Loading...
Loading...
Weekly AI insights —
Real strategies, no fluff. Unsubscribe anytime.
Written by Gareth Simono, Founder and CEO of Agentik {OS}. Full-stack developer and AI architect with years of experience shipping production applications across SaaS, mobile, and enterprise platforms. Gareth orchestrates 267 specialized AI agents to deliver production software 10x faster than traditional development teams.
Founder & CEO, Agentik {OS}
We built a fully autonomous debugging system that crawls your entire application, spawns 15 parallel hunter agents, tests across 9 breakpoints, runs security payloads, auto-fixes every issue, and delivers a GO/NO-GO production verdict. One command. Zero bugs left.

The biggest criticism of AI-generated code is that it is junior-level work. Syntactically correct but riddled with edge cases nobody tested, responsive layouts that break on real devices, security holes that would make a penetration tester weep, and console errors that pile up silently until someone notices the entire checkout flow is broken.
That criticism is valid. Most AI-generated code IS junior-level. Not because the AI models are incapable, but because nobody built the quality assurance layer that a senior engineering team provides.
We did.
Hunt is our fully autonomous debugging pipeline. One command that crawls your entire application, spawns 15 parallel hunter agents to analyze every line of code, tests every interactive element in a real browser across 9 responsive breakpoints, runs active security payloads against every form and endpoint, auto-fixes every issue it finds, verifies the fixes actually work, and delivers a binary GO/NO-GO production verdict.
It is the system that turns AI-generated code from a prototype into production software.
When you run 267 AI agents that produce code across dozens of projects simultaneously, you face a quality problem that no human QA team can solve at that velocity. Code ships fast. Bugs ship faster.
We tried the obvious approaches first. Linting. Type checking. Unit tests. They catch the easy stuff. They miss the stuff that actually breaks in production: the form that works on desktop but overlaps on a 375-pixel phone screen. The button that fires correctly once but creates a duplicate submission on double-click. The API endpoint that returns the right data but leaks a stack trace in the error response. The authentication flow that works perfectly until someone opens it in two browser tabs simultaneously.
The gap between "the code compiles" and "the product works in production" is enormous. Hunt was built to close that gap completely.

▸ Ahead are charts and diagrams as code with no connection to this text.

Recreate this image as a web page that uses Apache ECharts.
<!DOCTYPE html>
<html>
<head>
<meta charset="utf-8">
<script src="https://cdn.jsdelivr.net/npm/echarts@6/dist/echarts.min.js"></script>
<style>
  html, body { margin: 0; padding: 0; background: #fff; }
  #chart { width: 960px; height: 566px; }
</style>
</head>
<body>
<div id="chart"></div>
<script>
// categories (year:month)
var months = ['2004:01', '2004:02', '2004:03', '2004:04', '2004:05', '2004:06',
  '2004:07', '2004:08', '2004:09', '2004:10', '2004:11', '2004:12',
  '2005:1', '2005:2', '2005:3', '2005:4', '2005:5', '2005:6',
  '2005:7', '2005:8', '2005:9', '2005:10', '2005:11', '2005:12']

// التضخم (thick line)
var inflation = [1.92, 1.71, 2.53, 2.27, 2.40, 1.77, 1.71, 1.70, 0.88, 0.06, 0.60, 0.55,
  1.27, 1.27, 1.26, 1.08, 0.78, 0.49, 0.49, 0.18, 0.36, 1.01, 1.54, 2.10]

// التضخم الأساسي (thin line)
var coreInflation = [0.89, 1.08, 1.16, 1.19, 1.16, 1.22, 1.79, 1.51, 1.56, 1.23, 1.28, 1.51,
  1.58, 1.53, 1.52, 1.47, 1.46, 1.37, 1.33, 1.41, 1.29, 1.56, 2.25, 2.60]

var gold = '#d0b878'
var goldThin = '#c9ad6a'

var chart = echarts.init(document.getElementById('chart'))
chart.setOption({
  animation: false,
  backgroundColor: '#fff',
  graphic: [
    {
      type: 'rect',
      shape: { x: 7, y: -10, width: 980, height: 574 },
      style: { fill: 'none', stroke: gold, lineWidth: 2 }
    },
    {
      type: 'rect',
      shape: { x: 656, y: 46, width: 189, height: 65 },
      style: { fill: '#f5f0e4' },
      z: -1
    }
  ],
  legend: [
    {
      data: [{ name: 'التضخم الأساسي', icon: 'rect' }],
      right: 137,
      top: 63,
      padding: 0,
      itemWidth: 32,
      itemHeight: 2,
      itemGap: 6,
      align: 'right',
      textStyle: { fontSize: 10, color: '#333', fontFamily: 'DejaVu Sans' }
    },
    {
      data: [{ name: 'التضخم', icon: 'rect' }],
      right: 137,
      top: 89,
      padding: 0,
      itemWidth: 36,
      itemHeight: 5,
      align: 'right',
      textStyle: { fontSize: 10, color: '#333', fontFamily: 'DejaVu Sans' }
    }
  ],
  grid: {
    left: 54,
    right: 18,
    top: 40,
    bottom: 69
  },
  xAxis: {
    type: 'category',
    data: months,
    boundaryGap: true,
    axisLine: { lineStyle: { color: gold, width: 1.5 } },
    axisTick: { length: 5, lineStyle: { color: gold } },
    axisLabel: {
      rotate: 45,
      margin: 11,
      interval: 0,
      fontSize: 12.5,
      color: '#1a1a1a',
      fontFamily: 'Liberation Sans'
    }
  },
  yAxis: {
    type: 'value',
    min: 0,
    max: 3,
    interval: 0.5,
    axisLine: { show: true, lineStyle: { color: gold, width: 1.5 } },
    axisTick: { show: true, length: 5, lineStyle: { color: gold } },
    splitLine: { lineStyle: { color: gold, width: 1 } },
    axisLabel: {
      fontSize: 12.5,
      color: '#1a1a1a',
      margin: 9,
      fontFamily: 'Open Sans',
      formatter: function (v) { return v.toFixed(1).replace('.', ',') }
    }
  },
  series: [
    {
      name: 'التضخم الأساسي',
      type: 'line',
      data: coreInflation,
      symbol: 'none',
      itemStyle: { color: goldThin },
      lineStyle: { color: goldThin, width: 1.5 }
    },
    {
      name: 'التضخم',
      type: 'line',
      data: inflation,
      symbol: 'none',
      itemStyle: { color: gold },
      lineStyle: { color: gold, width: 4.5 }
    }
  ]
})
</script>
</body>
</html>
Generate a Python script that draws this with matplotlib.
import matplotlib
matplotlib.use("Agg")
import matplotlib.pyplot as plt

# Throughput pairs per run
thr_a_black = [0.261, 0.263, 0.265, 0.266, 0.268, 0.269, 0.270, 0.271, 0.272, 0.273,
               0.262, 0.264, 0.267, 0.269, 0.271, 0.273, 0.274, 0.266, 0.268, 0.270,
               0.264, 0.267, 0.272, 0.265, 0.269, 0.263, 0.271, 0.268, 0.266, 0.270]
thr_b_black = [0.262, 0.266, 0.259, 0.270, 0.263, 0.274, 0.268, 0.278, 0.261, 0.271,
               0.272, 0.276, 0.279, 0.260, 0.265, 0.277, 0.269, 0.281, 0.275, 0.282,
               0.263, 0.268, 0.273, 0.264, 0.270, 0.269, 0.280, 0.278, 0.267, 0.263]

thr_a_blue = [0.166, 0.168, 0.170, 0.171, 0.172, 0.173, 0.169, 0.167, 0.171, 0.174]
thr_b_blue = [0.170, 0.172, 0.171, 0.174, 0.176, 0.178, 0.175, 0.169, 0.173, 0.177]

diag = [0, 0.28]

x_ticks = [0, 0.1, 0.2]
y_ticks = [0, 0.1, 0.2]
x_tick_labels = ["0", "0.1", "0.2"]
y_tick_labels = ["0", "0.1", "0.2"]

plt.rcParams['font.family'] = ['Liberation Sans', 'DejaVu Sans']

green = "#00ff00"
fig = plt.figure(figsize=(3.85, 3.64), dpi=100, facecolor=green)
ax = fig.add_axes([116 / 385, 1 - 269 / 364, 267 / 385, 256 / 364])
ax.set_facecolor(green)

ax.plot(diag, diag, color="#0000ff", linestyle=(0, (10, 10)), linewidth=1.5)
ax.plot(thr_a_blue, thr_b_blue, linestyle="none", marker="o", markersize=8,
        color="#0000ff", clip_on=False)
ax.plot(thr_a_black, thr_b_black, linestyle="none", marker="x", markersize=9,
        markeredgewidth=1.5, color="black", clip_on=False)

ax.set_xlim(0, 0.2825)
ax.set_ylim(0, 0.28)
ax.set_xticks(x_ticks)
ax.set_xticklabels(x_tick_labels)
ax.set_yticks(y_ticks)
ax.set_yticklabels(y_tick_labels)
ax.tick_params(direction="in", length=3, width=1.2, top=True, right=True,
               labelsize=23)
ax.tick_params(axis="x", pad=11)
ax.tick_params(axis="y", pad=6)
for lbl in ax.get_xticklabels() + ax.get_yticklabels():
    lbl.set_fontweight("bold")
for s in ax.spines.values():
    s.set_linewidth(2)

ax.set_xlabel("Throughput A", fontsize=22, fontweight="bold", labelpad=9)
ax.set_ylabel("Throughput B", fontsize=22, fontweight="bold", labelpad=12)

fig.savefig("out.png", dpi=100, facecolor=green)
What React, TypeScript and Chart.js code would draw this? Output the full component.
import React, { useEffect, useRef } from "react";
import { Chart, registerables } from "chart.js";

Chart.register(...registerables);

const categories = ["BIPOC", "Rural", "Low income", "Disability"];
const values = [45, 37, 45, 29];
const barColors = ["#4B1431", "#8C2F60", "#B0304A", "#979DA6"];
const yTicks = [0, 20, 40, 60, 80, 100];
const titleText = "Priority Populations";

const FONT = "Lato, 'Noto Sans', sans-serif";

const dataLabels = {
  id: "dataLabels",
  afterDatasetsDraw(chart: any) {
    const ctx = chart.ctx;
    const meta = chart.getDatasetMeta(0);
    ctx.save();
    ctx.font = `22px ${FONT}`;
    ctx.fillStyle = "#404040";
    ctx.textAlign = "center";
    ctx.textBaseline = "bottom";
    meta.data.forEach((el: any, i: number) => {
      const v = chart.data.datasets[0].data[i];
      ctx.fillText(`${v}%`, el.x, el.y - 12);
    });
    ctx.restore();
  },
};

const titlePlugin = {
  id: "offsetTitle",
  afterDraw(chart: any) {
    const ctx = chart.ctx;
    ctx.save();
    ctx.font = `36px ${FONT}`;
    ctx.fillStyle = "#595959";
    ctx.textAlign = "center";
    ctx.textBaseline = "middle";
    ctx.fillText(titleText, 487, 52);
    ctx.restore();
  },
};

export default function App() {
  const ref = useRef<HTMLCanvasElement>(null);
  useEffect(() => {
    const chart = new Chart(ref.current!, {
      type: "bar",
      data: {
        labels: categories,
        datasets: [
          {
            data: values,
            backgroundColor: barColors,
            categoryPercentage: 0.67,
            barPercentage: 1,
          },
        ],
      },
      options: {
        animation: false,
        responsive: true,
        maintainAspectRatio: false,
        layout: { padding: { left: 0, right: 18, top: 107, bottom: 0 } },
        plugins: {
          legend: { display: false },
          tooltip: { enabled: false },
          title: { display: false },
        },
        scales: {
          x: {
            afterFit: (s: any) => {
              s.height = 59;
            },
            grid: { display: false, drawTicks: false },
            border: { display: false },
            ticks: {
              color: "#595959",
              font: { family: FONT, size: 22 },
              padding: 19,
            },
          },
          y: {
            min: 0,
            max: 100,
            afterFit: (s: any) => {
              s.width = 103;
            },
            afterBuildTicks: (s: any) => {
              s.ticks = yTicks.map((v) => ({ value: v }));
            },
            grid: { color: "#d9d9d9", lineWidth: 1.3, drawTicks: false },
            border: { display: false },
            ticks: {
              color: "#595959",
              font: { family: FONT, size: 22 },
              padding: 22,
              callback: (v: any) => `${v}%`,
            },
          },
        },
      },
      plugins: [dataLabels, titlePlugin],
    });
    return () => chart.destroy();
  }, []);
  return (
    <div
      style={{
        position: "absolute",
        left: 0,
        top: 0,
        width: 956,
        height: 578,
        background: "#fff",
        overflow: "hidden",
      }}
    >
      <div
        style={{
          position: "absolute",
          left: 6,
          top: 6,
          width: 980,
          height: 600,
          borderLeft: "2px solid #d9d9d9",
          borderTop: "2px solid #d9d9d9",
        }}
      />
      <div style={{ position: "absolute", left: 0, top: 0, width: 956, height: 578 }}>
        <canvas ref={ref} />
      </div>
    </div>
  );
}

Hunt is not a single tool. It is an 11-step pipeline that orchestrates up to 30 specialized agents, each focused on a specific category of problems that AI-generated code typically produces.
Before anything runs, Hunt registers itself with our Nerve system (the inter-agent communication backbone), detects the project stack by reading package.json and the directory structure, ensures the development server is running, and creates the working directory structure for screenshots, evidence, and reports.
If a Linear ticket ID is provided, Hunt ingests the ticket context: title, description, comments, and all attached screenshots. Those screenshots become the reference baseline. The system knows what the user reported as broken and will verify that specific issue is resolved.
Most QA tools require you to tell them what to test. Hunt discovers everything on its own.
It reads the route structure from the codebase (Next.js app directory, React Router configs, static HTML), fetches the sitemap and robots.txt, then navigates from the homepage following every internal link recursively up to 10 levels deep. For each discovered page, it catalogs every interactive element: buttons, forms, inputs, links, modals, dropdowns, toggles, tabs.
The output is a complete map of the application: every page, every element, every API endpoint. Nothing is assumed. Everything is discovered.
This is where the system earns its name. Fifteen specialized agents launch simultaneously, each analyzing the entire codebase from a different angle.
The Backend Hunter examines database schemas, authentication logic, and data integrity. It looks for race conditions, N+1 query patterns, missing validation, and authorization bypass opportunities.
The Frontend Hunter scans every page and component for dead buttons, broken forms, hardcoded test data, and missing loading or error states. The kind of issues that work fine during development but fail silently in production.
The API Hunter reviews every endpoint for missing error handling, incorrect HTTP status codes, CORS misconfigurations, and webhook implementation gaps. It checks whether error responses leak internal information.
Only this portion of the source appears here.